US-based architect Kyu Sung Woo’s graduate housing complex, 10 Akron Street, for Harvard University in Cambridge, Massachusetts, has opened.
The six-storey building on the Charles River has projecting glass bay windows, while the lower levels are clad in wood in a reference to the three-storey wood-framed houses next door.
The complex includes 215 bedrooms in 30 different suite types, study lounges, a faculty director’s suite, common rooms, a fitness room, and an underground garage. 
Credit: Kyu Sung Woo
Designed to minimise energy consumption, the building uses recycled and regionally sourced materials, including renewable bamboo flooring and wall panelling.

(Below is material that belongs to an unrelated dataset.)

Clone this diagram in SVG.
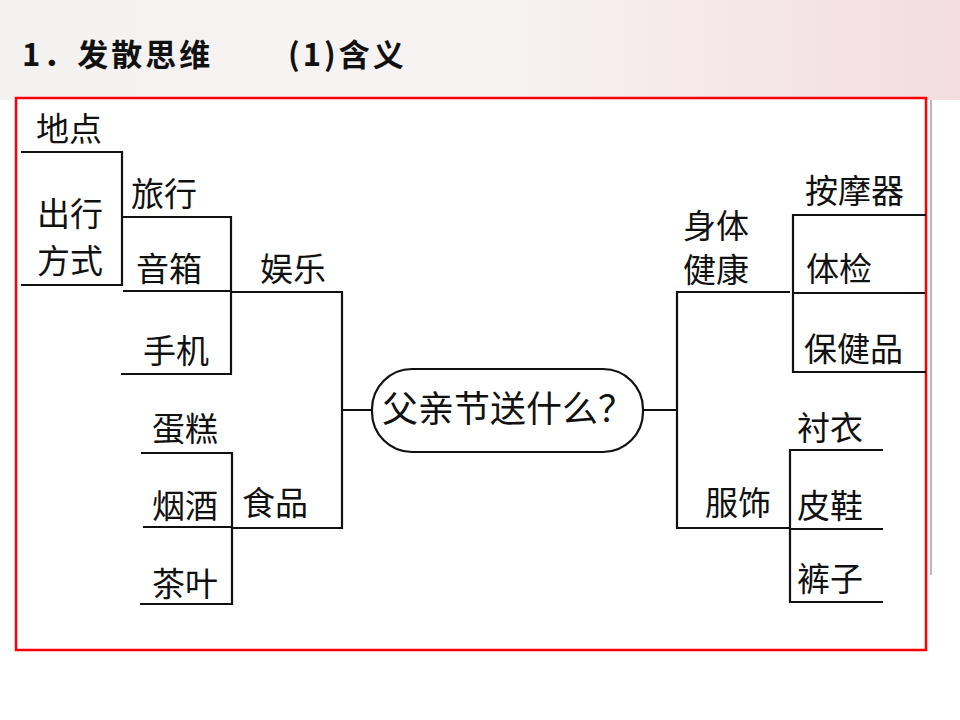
<svg xmlns="http://www.w3.org/2000/svg" width="960" height="720" viewBox="0 0 960 720">
<defs>
<linearGradient id="bg" x1="0" y1="0" x2="1" y2="0">
<stop offset="0" stop-color="#f4f1f1"/><stop offset="0.5" stop-color="#f7f3f3"/><stop offset="1" stop-color="#f3dde0"/>
</linearGradient>
</defs>
<style>
.t{font-family:"Noto Sans CJK SC","Noto Sans",sans-serif;font-size:33px;fill:#111}
.h{font-family:"Noto Sans CJK SC",sans-serif;font-size:31px;font-weight:bold;fill:#111;letter-spacing:3px}
.l{fill:none;stroke:#111;stroke-width:2.2}
</style>
<rect width="960" height="720" fill="#fff"/>
<rect width="960" height="100" fill="url(#bg)"/>
<text x="22" y="66" class="h">1．发散思维</text>
<text x="288" y="66" class="h">(1)含义</text>
<rect x="16" y="98" width="910" height="552" fill="#fff" stroke="#f00" stroke-width="2.5"/>
<line x1="931" y1="100" x2="931" y2="575" stroke="#888" stroke-width="1.2"/>
<g id="connectors" class="l">
<path d="M21 152H122V285H21"/>
<path d="M122 217H231V374H121M123 291H231"/>
<path d="M231 292H342V528H232M342 410H372"/>
<path d="M141 453H232V604H140M143 527H232"/>
<path d="M643 410H677M790 292H677V528H790"/>
<path d="M926 215H793V372H926M793 293H925"/>
<path d="M883 450H790V602H883M790 529H883"/>
</g>
<g id="center"><rect x="372" y="369" width="271" height="83" rx="40" fill="#fff" stroke="#111" stroke-width="2.2"/>
<text x="508" y="422" text-anchor="middle" class="t" style="font-size:36px">父亲节送什么？</text></g>
<g id="n-didian"><text x="36" y="141" class="t">地点</text></g>
<g id="n-chuxing"><text x="37" y="226" class="t">出行</text><text x="37" y="273" class="t">方式</text></g>
<g id="n-lvxing"><text x="131" y="206" class="t">旅行</text></g>
<g id="n-yinxiang"><text x="136" y="281" class="t">音箱</text></g>
<g id="n-shouji"><text x="143" y="363" class="t">手机</text></g>
<g id="n-yule"><text x="260" y="281" class="t">娱乐</text></g>
<g id="n-dangao"><text x="152" y="441" class="t">蛋糕</text></g>
<g id="n-yanjiu"><text x="152" y="518" class="t">烟酒</text></g>
<g id="n-chaye"><text x="152" y="596" class="t">茶叶</text></g>
<g id="n-shipin"><text x="242" y="515" class="t">食品</text></g>
<g id="n-shenti"><text x="683" y="238" class="t">身体</text><text x="683" y="282" class="t">健康</text></g>
<g id="n-anmoqi"><text x="805" y="203" class="t">按摩器</text></g>
<g id="n-tijian"><text x="806" y="281" class="t">体检</text></g>
<g id="n-baojianpin"><text x="804" y="361" class="t">保健品</text></g>
<g id="n-fushi"><text x="705" y="515" class="t">服饰</text></g>
<g id="n-chenyi"><text x="797" y="440" class="t">衬衣</text></g>
<g id="n-pixie"><text x="797" y="518" class="t">皮鞋</text></g>
<g id="n-kuzi"><text x="797" y="591" class="t">裤子</text></g>
</svg>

It aims to achieve a high LEED certification.
The complex is part of the university’s plan to house 50% of its graduate, professional and doctoral students itself so as to lessen pressure on the local housing market and encourage the formation of a campus community.
It is next to Peabody Terrace, the 500-apartment Harvard housing scheme designed in 1964 by Josep Lluís Sert, with whom Woo both studied and worked.
This year, Woo became the first architect to win the Ho-Am Prize, Korea’s equivalent of the Nobel Prize.
His practice in Massachusetts has also designed student housing for Vermont’s Bennington College, plus a mixed-use complex for Boston’s Northeastern University.